Franklin Sumner Earle (September 4, 1856 – January 31, 1929) was an American mycologist who specialized in fungal plant diseases. He was the first ever mycologist to be employed at the New York Botanical Garden, and was the author of The Genera of North American Gill Fungi.

==Life==
Franklin Sumner Earle was born in Dwight, Illinois, on September 4, 1856, to Parker Earle and Melanie Tracy. He spent much of his early youth at the Earle farm. Later he attended the University of Illinois at Urbana–Champaign sporadically in the 1880s, but never earned a degree. He studied with the mycologist Thomas Jonathan Burrill.

Soon after college, Earle served as the superintendent of the Mississippi Agriculture Experiment Station (1892–1895).
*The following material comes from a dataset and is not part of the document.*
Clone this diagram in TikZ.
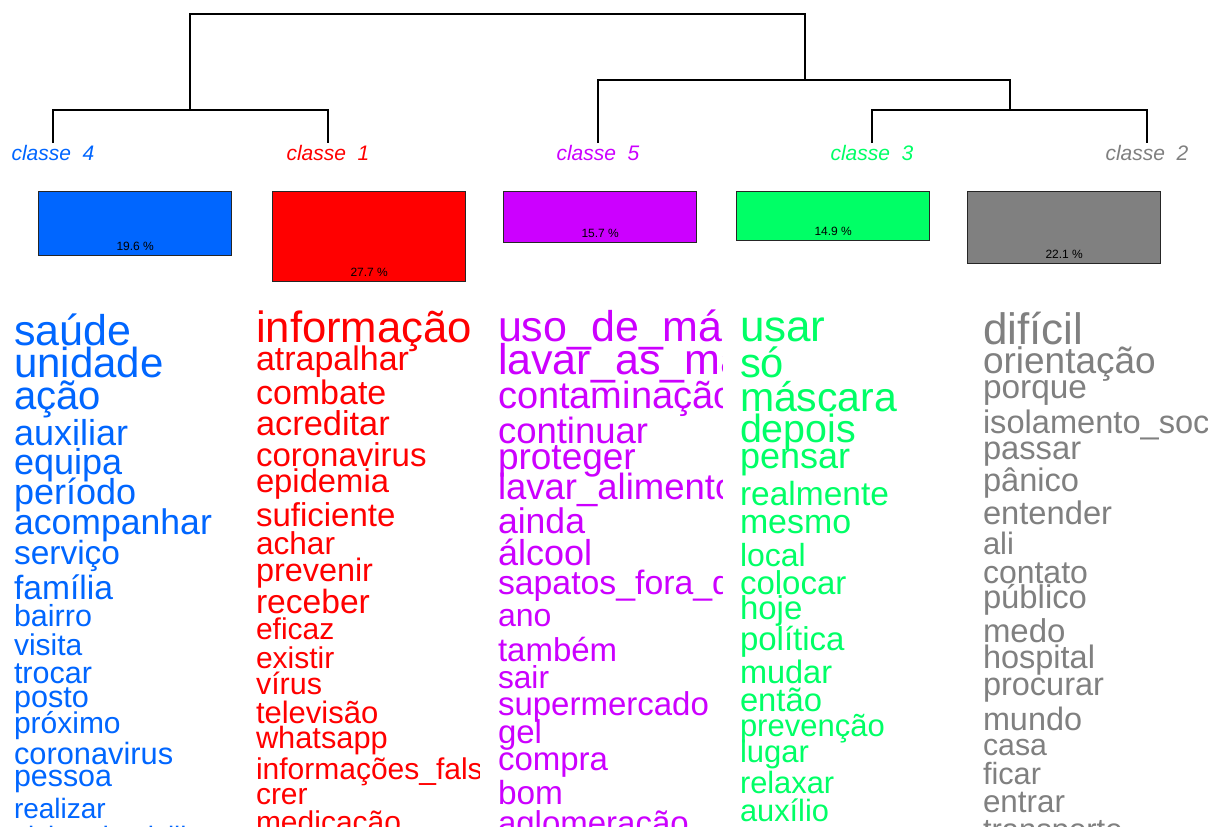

Soon after that Earle worked as a biologist and horticulturist of the Alabama Agriculture Experiment Station (1895–1900).

Between 1890 and 1899 Earle was together with Arthur Bliss Seymour editor of the exsiccata works called Economic fungi.. With Charles Fuller Baker and Samuel Mills Tracy he distributed the exsiccata Plants of Southern Colorado. Together with his wife Esther Jane Skehan Earle he edited the exsiccata-like specimen series Plants of New Mexico (1900).

Earle worked as an Assistant Curator in charge of mycological collections at the New York Botanical Garden in 1901.

His sister was the fiction writer, Mary Tracy Earle.